__GIVEN REQUEST__
Each line of the material must be repeated precisely, with the pictures left out.

================

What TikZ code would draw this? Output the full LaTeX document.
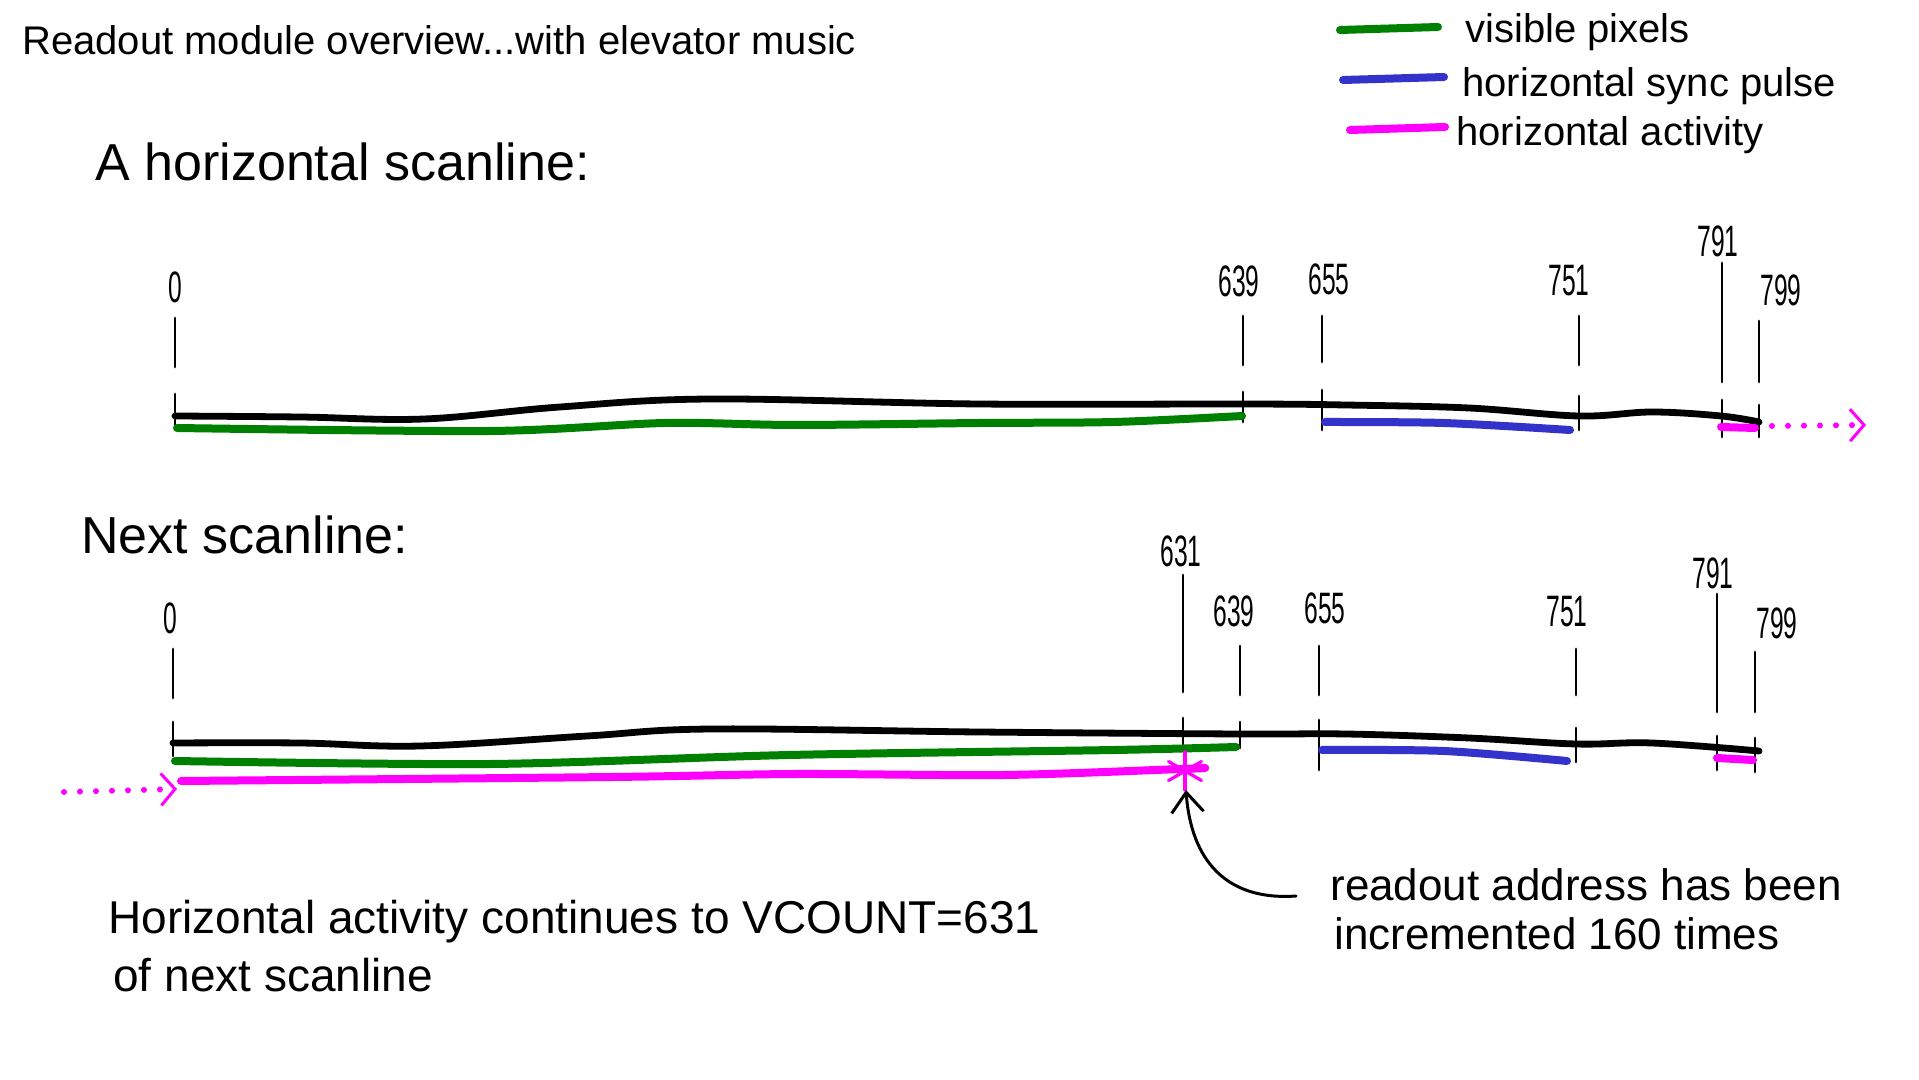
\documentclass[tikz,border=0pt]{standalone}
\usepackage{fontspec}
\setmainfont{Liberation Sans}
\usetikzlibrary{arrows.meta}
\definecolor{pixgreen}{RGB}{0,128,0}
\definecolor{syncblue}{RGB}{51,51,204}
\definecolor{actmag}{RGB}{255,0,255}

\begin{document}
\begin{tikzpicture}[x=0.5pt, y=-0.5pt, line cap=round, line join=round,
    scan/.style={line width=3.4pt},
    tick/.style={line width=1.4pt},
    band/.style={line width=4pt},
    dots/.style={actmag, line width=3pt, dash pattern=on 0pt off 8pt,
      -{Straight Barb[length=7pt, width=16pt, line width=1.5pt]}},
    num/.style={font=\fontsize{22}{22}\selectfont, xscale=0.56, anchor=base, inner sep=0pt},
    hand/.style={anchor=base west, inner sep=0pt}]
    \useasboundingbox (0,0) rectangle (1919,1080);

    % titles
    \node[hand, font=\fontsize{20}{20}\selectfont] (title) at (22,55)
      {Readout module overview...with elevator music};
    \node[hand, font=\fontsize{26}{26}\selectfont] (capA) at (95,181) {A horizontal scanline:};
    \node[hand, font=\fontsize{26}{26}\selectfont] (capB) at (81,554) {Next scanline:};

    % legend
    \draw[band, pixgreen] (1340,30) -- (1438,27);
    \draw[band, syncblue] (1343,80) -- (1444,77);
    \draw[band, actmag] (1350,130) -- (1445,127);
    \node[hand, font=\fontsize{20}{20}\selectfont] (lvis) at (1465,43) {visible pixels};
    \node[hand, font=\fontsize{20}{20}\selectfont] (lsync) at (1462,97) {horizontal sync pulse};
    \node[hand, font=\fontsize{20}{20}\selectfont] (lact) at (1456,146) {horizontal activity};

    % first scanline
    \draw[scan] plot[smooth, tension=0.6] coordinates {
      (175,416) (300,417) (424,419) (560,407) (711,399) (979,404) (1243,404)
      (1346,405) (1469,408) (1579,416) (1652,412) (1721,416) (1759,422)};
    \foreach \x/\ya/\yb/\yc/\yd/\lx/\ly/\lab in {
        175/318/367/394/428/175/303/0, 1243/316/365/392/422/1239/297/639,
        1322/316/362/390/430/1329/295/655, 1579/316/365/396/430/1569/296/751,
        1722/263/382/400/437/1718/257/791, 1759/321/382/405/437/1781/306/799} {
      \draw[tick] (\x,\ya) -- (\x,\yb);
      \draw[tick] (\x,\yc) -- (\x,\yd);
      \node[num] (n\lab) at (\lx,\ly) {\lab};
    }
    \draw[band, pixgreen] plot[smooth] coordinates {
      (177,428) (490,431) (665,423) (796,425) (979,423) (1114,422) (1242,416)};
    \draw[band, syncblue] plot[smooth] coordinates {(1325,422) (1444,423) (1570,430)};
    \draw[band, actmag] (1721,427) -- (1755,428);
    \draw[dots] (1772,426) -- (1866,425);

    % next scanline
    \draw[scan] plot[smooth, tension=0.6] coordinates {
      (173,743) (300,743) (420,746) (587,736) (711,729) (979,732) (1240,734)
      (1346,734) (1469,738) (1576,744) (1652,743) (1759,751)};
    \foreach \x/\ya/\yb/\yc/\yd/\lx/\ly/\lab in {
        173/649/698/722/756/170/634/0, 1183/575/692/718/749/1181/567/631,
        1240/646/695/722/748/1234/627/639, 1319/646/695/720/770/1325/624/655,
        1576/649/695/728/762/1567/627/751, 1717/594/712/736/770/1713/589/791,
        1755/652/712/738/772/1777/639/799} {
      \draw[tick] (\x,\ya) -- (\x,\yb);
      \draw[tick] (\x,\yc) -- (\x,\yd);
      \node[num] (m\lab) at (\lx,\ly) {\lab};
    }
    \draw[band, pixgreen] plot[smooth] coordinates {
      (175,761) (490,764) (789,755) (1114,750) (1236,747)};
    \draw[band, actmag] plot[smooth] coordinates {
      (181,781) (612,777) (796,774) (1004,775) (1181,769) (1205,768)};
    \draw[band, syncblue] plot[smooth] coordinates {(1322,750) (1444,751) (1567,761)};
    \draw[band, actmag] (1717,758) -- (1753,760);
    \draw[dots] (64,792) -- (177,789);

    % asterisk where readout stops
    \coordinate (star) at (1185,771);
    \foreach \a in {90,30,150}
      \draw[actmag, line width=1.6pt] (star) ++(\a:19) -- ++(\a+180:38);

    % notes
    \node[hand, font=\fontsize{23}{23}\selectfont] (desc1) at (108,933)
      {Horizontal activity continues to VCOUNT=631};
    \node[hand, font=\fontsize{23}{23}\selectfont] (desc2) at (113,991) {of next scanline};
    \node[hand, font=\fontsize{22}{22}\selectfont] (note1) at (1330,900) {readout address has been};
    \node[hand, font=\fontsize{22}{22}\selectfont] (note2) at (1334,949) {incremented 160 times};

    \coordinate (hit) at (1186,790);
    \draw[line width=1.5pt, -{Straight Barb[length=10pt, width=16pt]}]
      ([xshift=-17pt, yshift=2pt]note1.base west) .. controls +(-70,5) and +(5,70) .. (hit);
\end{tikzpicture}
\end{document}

================

__ANSWER TO THE PROBLEM__
What TikZ code would draw this? Output the full LaTeX document.
\documentclass[tikz,border=0pt]{standalone}
\usepackage{fontspec}
\setmainfont{Liberation Sans}
\usetikzlibrary{arrows.meta}
\definecolor{pixgreen}{RGB}{0,128,0}
\definecolor{syncblue}{RGB}{51,51,204}
\definecolor{actmag}{RGB}{255,0,255}

\begin{document}
\begin{tikzpicture}[x=0.5pt, y=-0.5pt, line cap=round, line join=round,
    scan/.style={line width=3.4pt},
    tick/.style={line width=1.4pt},
    band/.style={line width=4pt},
    dots/.style={actmag, line width=3pt, dash pattern=on 0pt off 8pt,
      -{Straight Barb[length=7pt, width=16pt, line width=1.5pt]}},
    num/.style={font=\fontsize{22}{22}\selectfont, xscale=0.56, anchor=base, inner sep=0pt},
    hand/.style={anchor=base west, inner sep=0pt}]
    \useasboundingbox (0,0) rectangle (1919,1080);

    % titles
    \node[hand, font=\fontsize{20}{20}\selectfont] (title) at (22,55)
      {Readout module overview...with elevator music};
    \node[hand, font=\fontsize{26}{26}\selectfont] (capA) at (95,181) {A horizontal scanline:};
    \node[hand, font=\fontsize{26}{26}\selectfont] (capB) at (81,554) {Next scanline:};

    % legend
    \draw[band, pixgreen] (1340,30) -- (1438,27);
    \draw[band, syncblue] (1343,80) -- (1444,77);
    \draw[band, actmag] (1350,130) -- (1445,127);
    \node[hand, font=\fontsize{20}{20}\selectfont] (lvis) at (1465,43) {visible pixels};
    \node[hand, font=\fontsize{20}{20}\selectfont] (lsync) at (1462,97) {horizontal sync pulse};
    \node[hand, font=\fontsize{20}{20}\selectfont] (lact) at (1456,146) {horizontal activity};

    % first scanline
    \draw[scan] plot[smooth, tension=0.6] coordinates {
      (175,416) (300,417) (424,419) (560,407) (711,399) (979,404) (1243,404)
      (1346,405) (1469,408) (1579,416) (1652,412) (1721,416) (1759,422)};
    \foreach \x/\ya/\yb/\yc/\yd/\lx/\ly/\lab in {
        175/318/367/394/428/175/303/0, 1243/316/365/392/422/1239/297/639,
        1322/316/362/390/430/1329/295/655, 1579/316/365/396/430/1569/296/751,
        1722/263/382/400/437/1718/257/791, 1759/321/382/405/437/1781/306/799} {
      \draw[tick] (\x,\ya) -- (\x,\yb);
      \draw[tick] (\x,\yc) -- (\x,\yd);
      \node[num] (n\lab) at (\lx,\ly) {\lab};
    }
    \draw[band, pixgreen] plot[smooth] coordinates {
      (177,428) (490,431) (665,423) (796,425) (979,423) (1114,422) (1242,416)};
    \draw[band, syncblue] plot[smooth] coordinates {(1325,422) (1444,423) (1570,430)};
    \draw[band, actmag] (1721,427) -- (1755,428);
    \draw[dots] (1772,426) -- (1866,425);

    % next scanline
    \draw[scan] plot[smooth, tension=0.6] coordinates {
      (173,743) (300,743) (420,746) (587,736) (711,729) (979,732) (1240,734)
      (1346,734) (1469,738) (1576,744) (1652,743) (1759,751)};
    \foreach \x/\ya/\yb/\yc/\yd/\lx/\ly/\lab in {
        173/649/698/722/756/170/634/0, 1183/575/692/718/749/1181/567/631,
        1240/646/695/722/748/1234/627/639, 1319/646/695/720/770/1325/624/655,
        1576/649/695/728/762/1567/627/751, 1717/594/712/736/770/1713/589/791,
        1755/652/712/738/772/1777/639/799} {
      \draw[tick] (\x,\ya) -- (\x,\yb);
      \draw[tick] (\x,\yc) -- (\x,\yd);
      \node[num] (m\lab) at (\lx,\ly) {\lab};
    }
    \draw[band, pixgreen] plot[smooth] coordinates {
      (175,761) (490,764) (789,755) (1114,750) (1236,747)};
    \draw[band, actmag] plot[smooth] coordinates {
      (181,781) (612,777) (796,774) (1004,775) (1181,769) (1205,768)};
    \draw[band, syncblue] plot[smooth] coordinates {(1322,750) (1444,751) (1567,761)};
    \draw[band, actmag] (1717,758) -- (1753,760);
    \draw[dots] (64,792) -- (177,789);

    % asterisk where readout stops
    \coordinate (star) at (1185,771);
    \foreach \a in {90,30,150}
      \draw[actmag, line width=1.6pt] (star) ++(\a:19) -- ++(\a+180:38);

    % notes
    \node[hand, font=\fontsize{23}{23}\selectfont] (desc1) at (108,933)
      {Horizontal activity continues to VCOUNT=631};
    \node[hand, font=\fontsize{23}{23}\selectfont] (desc2) at (113,991) {of next scanline};
    \node[hand, font=\fontsize{22}{22}\selectfont] (note1) at (1330,900) {readout address has been};
    \node[hand, font=\fontsize{22}{22}\selectfont] (note2) at (1334,949) {incremented 160 times};

    \coordinate (hit) at (1186,790);
    \draw[line width=1.5pt, -{Straight Barb[length=10pt, width=16pt]}]
      ([xshift=-17pt, yshift=2pt]note1.base west) .. controls +(-70,5) and +(5,70) .. (hit);
\end{tikzpicture}
\end{document}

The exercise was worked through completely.